The present invention relates generally to the field of power electronic devices, and particularly to a novel technique for providing power to and from such devices in a modular package, and for providing cooling to the components, where desired.
A wide variety of applications exist for power electronic circuits, such as switching devices and systems. In such systems, multiple components may be combined and interconnected for a wide range of functionality. For example, in traditional switchgear applications, an enclosure is generally provided into which power is routed, along with network signals, sensor inputs, actuator outputs, and so forth. Components within the enclosure are interconnected with external circuitry, and can be interconnected with one another to provide for control, monitoring, circuit protection, and a multitude of other functions. Such conventional approaches, however, require a substantial number of terminations of various conductors, routing of conductors, mounting of various components, and so forth.
In other types of packaging, components may be associated with one another in mounting areas or bays, which are electrically coupled to buses for routing power to the various components. Examples of this type of packaging may be found in conventional motor control centers, in which various control, monitoring and protective circuits are mounted and interconnected with one another via wiring harnesses, cables, and so forth. In other applications, particularly where power levels are much lower, it has become conventional to provide a “backplane” to which components may be coupled, such as via plug-in connections. Such backplanes are currently in use throughout industrial applications, as for providing data and control signals to and from programmable logic controllers, computer components and peripherals, and so forth. The use of such backplanes, through which data and control signals can be easily routed, presents substantial advantages from the point of view of ease of assembly, replacement, servicing and expansion of overall systems incorporating a large number of interfaced components.
Despite the considerable convenience of backplane approaches to component interfacing, very limited use of such technologies has been made in power applications. In general, power applications may be considered to include those applications where higher power ratings are provided, typically either a single or three-phase ac power, to drive electrical loads. As will be appreciated by those skilled in the art, circuitry designed for such power applications typically differs substantially from circuitry for data applications.

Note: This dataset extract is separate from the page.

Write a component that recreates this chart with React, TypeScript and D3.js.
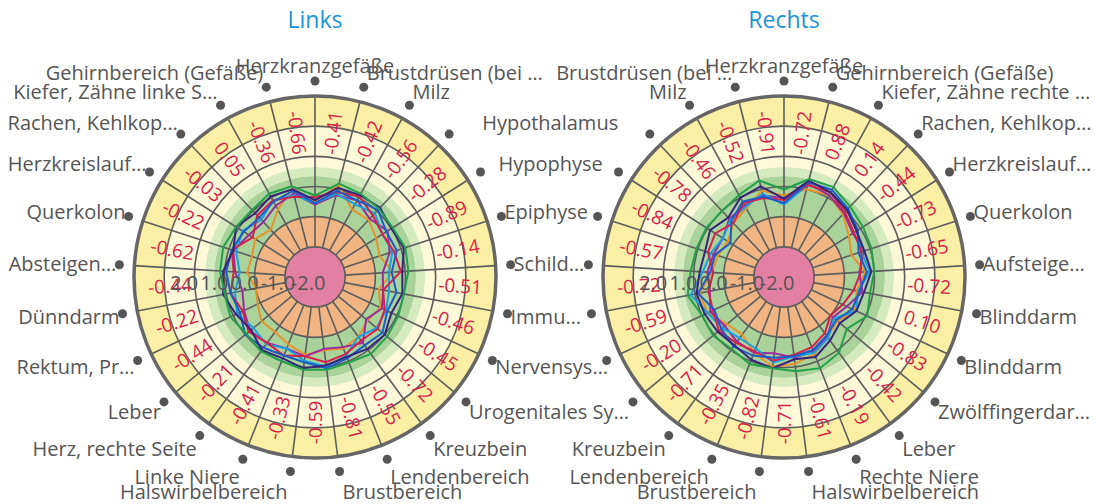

The power ratings, electrical characteristics, and thermal characteristics of power electronic circuits are particularly demanding, from many points of view. For example, due to higher voltage and current ratings, routing of conductors must meet stringent industry standards and codes. Dissipation of thermal energy in such settings is always an issue, particularly where package sizes become reduced due to space, weight and similar constraints. Certain circuits are currently cooled by fluids, including by liquid cooling media, which adds a further dimension to the complexity of mounting and routing of electrical conductors and fluid conduits.
Current interconnection arrangements for most power electronic circuits, like those for large motor drives, do not use backplane topologies. Rather, power is routed into, throughout and out of enclosures based upon the locations of the components. Coolant, if used, is similarly routed. Consequentially, it is common to see large conductors, insulated and uninsulated, bent into circuitous paths between and among components without much regard for the efficiency of the connections or the use of space. Such approaches are not only challenging to service, but can be quite time consuming to design and fabricate, generally requiring custom bending and installation of the many interconnections and supports.
There continues to be a need for improved techniques for mounting and interfacing power electronic components and products, that offer flexible and cost-effective manufacturing potential in modular packages. There is a particular need for improved designs for mounting and interconnecting power electronic components both electrically and with coolant sources that can be adapted for a wide range of applications and circuit configurations.